→ **Problem statement**
Retype the whole listing, please, keeping every line exact and dropping the pictures.

** Start **

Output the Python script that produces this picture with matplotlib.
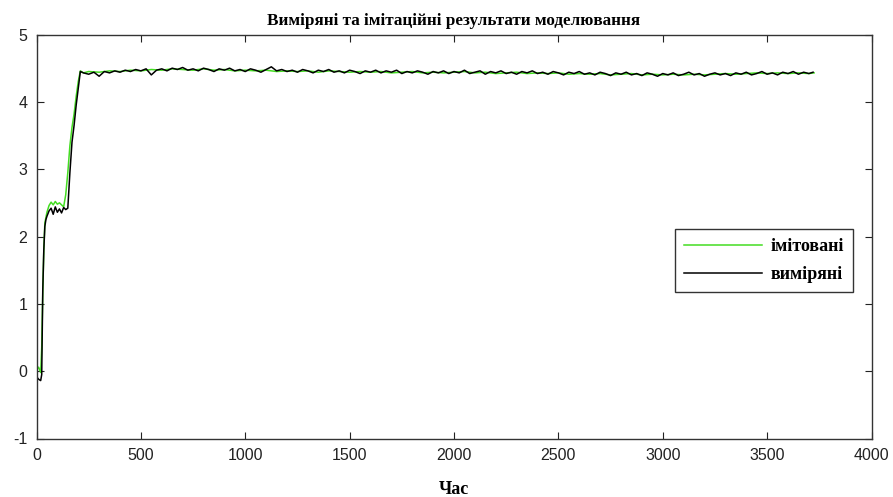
import matplotlib
matplotlib.use("Agg")
import matplotlib.pyplot as plt

# --- data ---
# simulated (green) series
sim_time = [0, 10, 20, 25, 30, 35, 40, 50, 60, 70, 80, 90, 100, 110, 120,
            130, 140, 150, 160, 170, 180, 190, 200, 210, 225,
            250, 300, 350, 400, 450, 500, 550, 600, 650, 700,
            750, 800, 850, 900, 950, 1000, 1050, 1100, 1150, 1200,
            1250, 1300, 1350, 1400, 1450, 1500, 1550, 1600, 1650, 1700,
            1750, 1800, 1850, 1900, 1950, 2000, 2050, 2100, 2150, 2200,
            2250, 2300, 2350, 2400, 2450, 2500, 2550, 2600, 2650, 2700,
            2750, 2800, 2850, 2900, 2950, 3000, 3050, 3100, 3150, 3200,
            3250, 3300, 3350, 3400, 3450, 3500, 3550, 3600, 3650, 3700, 3725]
sim_values = [0.02, 0.06, -0.02, 0.35, 1.15, 1.80, 2.20, 2.36, 2.46, 2.51, 2.47, 2.52, 2.48, 2.50, 2.47,
              2.44, 2.62, 2.95, 3.35, 3.62, 3.82, 4.08, 4.30, 4.46, 4.43,
              4.45, 4.44, 4.46, 4.45, 4.47, 4.46, 4.48, 4.47, 4.49, 4.48,
              4.47, 4.49, 4.47, 4.48, 4.46, 4.47, 4.46, 4.47, 4.45, 4.46,
              4.45, 4.46, 4.44, 4.46, 4.45, 4.44, 4.45, 4.44, 4.45, 4.43,
              4.44, 4.45, 4.43, 4.44, 4.43, 4.44, 4.45, 4.43, 4.44, 4.42,
              4.43, 4.44, 4.42, 4.43, 4.42, 4.43, 4.41, 4.42, 4.41, 4.42,
              4.40, 4.41, 4.42, 4.40, 4.41, 4.40, 4.41, 4.40, 4.41, 4.40,
              4.41, 4.42, 4.41, 4.42, 4.43, 4.42, 4.43, 4.42, 4.43, 4.42, 4.43]

# measured (black) series
meas_time = [0, 10, 20, 25, 30, 35, 40, 45, 50, 60, 70, 80, 90, 100, 110,
             120, 130, 140, 150, 160, 170, 180, 190, 200, 210,
             225, 250, 275, 300, 325, 350, 375, 400, 425, 450,
             475, 500, 525, 550, 575, 600, 625, 650, 675, 700,
             725, 750, 775, 800, 825, 850, 875, 900, 925, 950,
             975, 1000, 1025, 1050, 1075, 1100, 1125, 1150, 1175, 1200,
             1225, 1250, 1275, 1300, 1325, 1350, 1375, 1400, 1425, 1450,
             1475, 1500, 1525, 1550, 1575, 1600, 1625, 1650, 1675, 1700,
             1725, 1750, 1775, 1800, 1825, 1850, 1875, 1900, 1925, 1950,
             1975, 2000, 2025, 2050, 2075, 2100, 2125, 2150, 2175, 2200,
             2225, 2250, 2275, 2300, 2325, 2350, 2375, 2400, 2425, 2450,
             2475, 2500, 2525, 2550, 2575, 2600, 2625, 2650, 2675, 2700,
             2725, 2750, 2775, 2800, 2825, 2850, 2875, 2900, 2925, 2950,
             2975, 3000, 3025, 3050, 3075, 3100, 3125, 3150, 3175, 3200,
             3225, 3250, 3275, 3300, 3325, 3350, 3375, 3400, 3425, 3450,
             3475, 3500, 3525, 3550, 3575, 3600, 3625, 3650, 3675, 3700, 3720]
meas_values = [-0.08, -0.12, -0.14, -0.05, 1.20, 1.80, 2.15, 2.25, 2.30, 2.38, 2.42, 2.33, 2.44, 2.36, 2.41,
               2.35, 2.43, 2.40, 2.42, 2.95, 3.40, 3.65, 3.95, 4.20, 4.45,
               4.43, 4.41, 4.44, 4.38, 4.45, 4.43, 4.46, 4.44, 4.47, 4.45,
               4.48, 4.46, 4.49, 4.40, 4.47, 4.49, 4.46, 4.50, 4.48, 4.51,
               4.47, 4.49, 4.46, 4.50, 4.48, 4.45, 4.49, 4.47, 4.50, 4.46,
               4.48, 4.45, 4.49, 4.47, 4.44, 4.48, 4.52, 4.46, 4.48, 4.45,
               4.47, 4.44, 4.48, 4.46, 4.43, 4.47, 4.45, 4.48, 4.44, 4.46,
               4.43, 4.47, 4.45, 4.42, 4.46, 4.44, 4.47, 4.43, 4.46, 4.44,
               4.47, 4.42, 4.45, 4.43, 4.46, 4.44, 4.41, 4.45, 4.43, 4.46,
               4.42, 4.45, 4.43, 4.47, 4.42, 4.44, 4.46, 4.41, 4.45, 4.43,
               4.46, 4.42, 4.44, 4.41, 4.45, 4.43, 4.46, 4.42, 4.44, 4.41,
               4.45, 4.43, 4.40, 4.44, 4.42, 4.45, 4.41, 4.43, 4.40, 4.44,
               4.42, 4.39, 4.43, 4.41, 4.44, 4.40, 4.42, 4.39, 4.43, 4.41,
               4.38, 4.42, 4.40, 4.43, 4.39, 4.41, 4.44, 4.40, 4.42, 4.38,
               4.41, 4.43, 4.40, 4.42, 4.39, 4.43, 4.41, 4.44, 4.40, 4.42,
               4.45, 4.41, 4.43, 4.40, 4.44, 4.42, 4.45, 4.41, 4.44, 4.42, 4.44]

x_ticks = [0, 500, 1000, 1500, 2000, 2500, 3000, 3500, 4000]
y_ticks = [-1, 0, 1, 2, 3, 4, 5]

TITLE = "Виміряні та імітаційні результати моделювання"
XLABEL = "Час"
LABEL_SIM = "імітовані"
LABEL_MEAS = "виміряні"


def main():
    plt.rcParams["axes.unicode_minus"] = False
    fig = plt.figure(figsize=(8.93, 4.97), dpi=100)
    ax = fig.add_axes([36.5 / 893, (497 - 438.5) / 497, 835 / 893, 404 / 497])

    ax.plot(sim_time, sim_values, color="#44dd22", linewidth=1.1, label=LABEL_SIM)
    ax.plot(meas_time, meas_values, color="black", linewidth=1.1, label=LABEL_MEAS)

    ax.set_xlim(0, 4000)
    ax.set_ylim(-1, 5)
    ax.set_xticks(x_ticks)
    ax.set_yticks(y_ticks)
    ax.tick_params(direction="in", top=True, right=True, length=5, width=0.8,
                   labelsize=11.5, pad=6.5, colors="#222222")
    for lbl in ax.get_xticklabels() + ax.get_yticklabels():
        lbl.set_fontfamily("Liberation Sans")
    for sp in ax.spines.values():
        sp.set_linewidth(1.0)
        sp.set_color("#333333")

    ax.set_title(TITLE, fontfamily="Liberation Serif", fontweight="bold",
                 fontsize=12.3, pad=7)
    ax.set_xlabel(XLABEL, fontfamily="Liberation Serif", fontweight="bold",
                  fontsize=13, labelpad=13)

    leg = ax.legend(loc="center right", bbox_to_anchor=(0.978, 0.44),
                    prop={"family": "Liberation Serif", "weight": "bold", "size": 13},
                    fancybox=False, edgecolor="#333333", framealpha=1,
                    handlelength=4.3, handletextpad=0.5, borderpad=0.5,
                    labelspacing=0.6, borderaxespad=0)
    leg.get_frame().set_linewidth(1.0)

    fig.savefig("out.png", dpi=100)


if __name__ == "__main__":
    main()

** End **

→ **Solution for this exercise**
Output the Python script that produces this picture with matplotlib.
import matplotlib
matplotlib.use("Agg")
import matplotlib.pyplot as plt

# --- data ---
# simulated (green) series
sim_time = [0, 10, 20, 25, 30, 35, 40, 50, 60, 70, 80, 90, 100, 110, 120,
            130, 140, 150, 160, 170, 180, 190, 200, 210, 225,
            250, 300, 350, 400, 450, 500, 550, 600, 650, 700,
            750, 800, 850, 900, 950, 1000, 1050, 1100, 1150, 1200,
            1250, 1300, 1350, 1400, 1450, 1500, 1550, 1600, 1650, 1700,
            1750, 1800, 1850, 1900, 1950, 2000, 2050, 2100, 2150, 2200,
            2250, 2300, 2350, 2400, 2450, 2500, 2550, 2600, 2650, 2700,
            2750, 2800, 2850, 2900, 2950, 3000, 3050, 3100, 3150, 3200,
            3250, 3300, 3350, 3400, 3450, 3500, 3550, 3600, 3650, 3700, 3725]
sim_values = [0.02, 0.06, -0.02, 0.35, 1.15, 1.80, 2.20, 2.36, 2.46, 2.51, 2.47, 2.52, 2.48, 2.50, 2.47,
              2.44, 2.62, 2.95, 3.35, 3.62, 3.82, 4.08, 4.30, 4.46, 4.43,
              4.45, 4.44, 4.46, 4.45, 4.47, 4.46, 4.48, 4.47, 4.49, 4.48,
              4.47, 4.49, 4.47, 4.48, 4.46, 4.47, 4.46, 4.47, 4.45, 4.46,
              4.45, 4.46, 4.44, 4.46, 4.45, 4.44, 4.45, 4.44, 4.45, 4.43,
              4.44, 4.45, 4.43, 4.44, 4.43, 4.44, 4.45, 4.43, 4.44, 4.42,
              4.43, 4.44, 4.42, 4.43, 4.42, 4.43, 4.41, 4.42, 4.41, 4.42,
              4.40, 4.41, 4.42, 4.40, 4.41, 4.40, 4.41, 4.40, 4.41, 4.40,
              4.41, 4.42, 4.41, 4.42, 4.43, 4.42, 4.43, 4.42, 4.43, 4.42, 4.43]

# measured (black) series
meas_time = [0, 10, 20, 25, 30, 35, 40, 45, 50, 60, 70, 80, 90, 100, 110,
             120, 130, 140, 150, 160, 170, 180, 190, 200, 210,
             225, 250, 275, 300, 325, 350, 375, 400, 425, 450,
             475, 500, 525, 550, 575, 600, 625, 650, 675, 700,
             725, 750, 775, 800, 825, 850, 875, 900, 925, 950,
             975, 1000, 1025, 1050, 1075, 1100, 1125, 1150, 1175, 1200,
             1225, 1250, 1275, 1300, 1325, 1350, 1375, 1400, 1425, 1450,
             1475, 1500, 1525, 1550, 1575, 1600, 1625, 1650, 1675, 1700,
             1725, 1750, 1775, 1800, 1825, 1850, 1875, 1900, 1925, 1950,
             1975, 2000, 2025, 2050, 2075, 2100, 2125, 2150, 2175, 2200,
             2225, 2250, 2275, 2300, 2325, 2350, 2375, 2400, 2425, 2450,
             2475, 2500, 2525, 2550, 2575, 2600, 2625, 2650, 2675, 2700,
             2725, 2750, 2775, 2800, 2825, 2850, 2875, 2900, 2925, 2950,
             2975, 3000, 3025, 3050, 3075, 3100, 3125, 3150, 3175, 3200,
             3225, 3250, 3275, 3300, 3325, 3350, 3375, 3400, 3425, 3450,
             3475, 3500, 3525, 3550, 3575, 3600, 3625, 3650, 3675, 3700, 3720]
meas_values = [-0.08, -0.12, -0.14, -0.05, 1.20, 1.80, 2.15, 2.25, 2.30, 2.38, 2.42, 2.33, 2.44, 2.36, 2.41,
               2.35, 2.43, 2.40, 2.42, 2.95, 3.40, 3.65, 3.95, 4.20, 4.45,
               4.43, 4.41, 4.44, 4.38, 4.45, 4.43, 4.46, 4.44, 4.47, 4.45,
               4.48, 4.46, 4.49, 4.40, 4.47, 4.49, 4.46, 4.50, 4.48, 4.51,
               4.47, 4.49, 4.46, 4.50, 4.48, 4.45, 4.49, 4.47, 4.50, 4.46,
               4.48, 4.45, 4.49, 4.47, 4.44, 4.48, 4.52, 4.46, 4.48, 4.45,
               4.47, 4.44, 4.48, 4.46, 4.43, 4.47, 4.45, 4.48, 4.44, 4.46,
               4.43, 4.47, 4.45, 4.42, 4.46, 4.44, 4.47, 4.43, 4.46, 4.44,
               4.47, 4.42, 4.45, 4.43, 4.46, 4.44, 4.41, 4.45, 4.43, 4.46,
               4.42, 4.45, 4.43, 4.47, 4.42, 4.44, 4.46, 4.41, 4.45, 4.43,
               4.46, 4.42, 4.44, 4.41, 4.45, 4.43, 4.46, 4.42, 4.44, 4.41,
               4.45, 4.43, 4.40, 4.44, 4.42, 4.45, 4.41, 4.43, 4.40, 4.44,
               4.42, 4.39, 4.43, 4.41, 4.44, 4.40, 4.42, 4.39, 4.43, 4.41,
               4.38, 4.42, 4.40, 4.43, 4.39, 4.41, 4.44, 4.40, 4.42, 4.38,
               4.41, 4.43, 4.40, 4.42, 4.39, 4.43, 4.41, 4.44, 4.40, 4.42,
               4.45, 4.41, 4.43, 4.40, 4.44, 4.42, 4.45, 4.41, 4.44, 4.42, 4.44]

x_ticks = [0, 500, 1000, 1500, 2000, 2500, 3000, 3500, 4000]
y_ticks = [-1, 0, 1, 2, 3, 4, 5]

TITLE = "Виміряні та імітаційні результати моделювання"
XLABEL = "Час"
LABEL_SIM = "імітовані"
LABEL_MEAS = "виміряні"


def main():
    plt.rcParams["axes.unicode_minus"] = False
    fig = plt.figure(figsize=(8.93, 4.97), dpi=100)
    ax = fig.add_axes([36.5 / 893, (497 - 438.5) / 497, 835 / 893, 404 / 497])

    ax.plot(sim_time, sim_values, color="#44dd22", linewidth=1.1, label=LABEL_SIM)
    ax.plot(meas_time, meas_values, color="black", linewidth=1.1, label=LABEL_MEAS)

    ax.set_xlim(0, 4000)
    ax.set_ylim(-1, 5)
    ax.set_xticks(x_ticks)
    ax.set_yticks(y_ticks)
    ax.tick_params(direction="in", top=True, right=True, length=5, width=0.8,
                   labelsize=11.5, pad=6.5, colors="#222222")
    for lbl in ax.get_xticklabels() + ax.get_yticklabels():
        lbl.set_fontfamily("Liberation Sans")
    for sp in ax.spines.values():
        sp.set_linewidth(1.0)
        sp.set_color("#333333")

    ax.set_title(TITLE, fontfamily="Liberation Serif", fontweight="bold",
                 fontsize=12.3, pad=7)
    ax.set_xlabel(XLABEL, fontfamily="Liberation Serif", fontweight="bold",
                  fontsize=13, labelpad=13)

    leg = ax.legend(loc="center right", bbox_to_anchor=(0.978, 0.44),
                    prop={"family": "Liberation Serif", "weight": "bold", "size": 13},
                    fancybox=False, edgecolor="#333333", framealpha=1,
                    handlelength=4.3, handletextpad=0.5, borderpad=0.5,
                    labelspacing=0.6, borderaxespad=0)
    leg.get_frame().set_linewidth(1.0)

    fig.savefig("out.png", dpi=100)


if __name__ == "__main__":
    main()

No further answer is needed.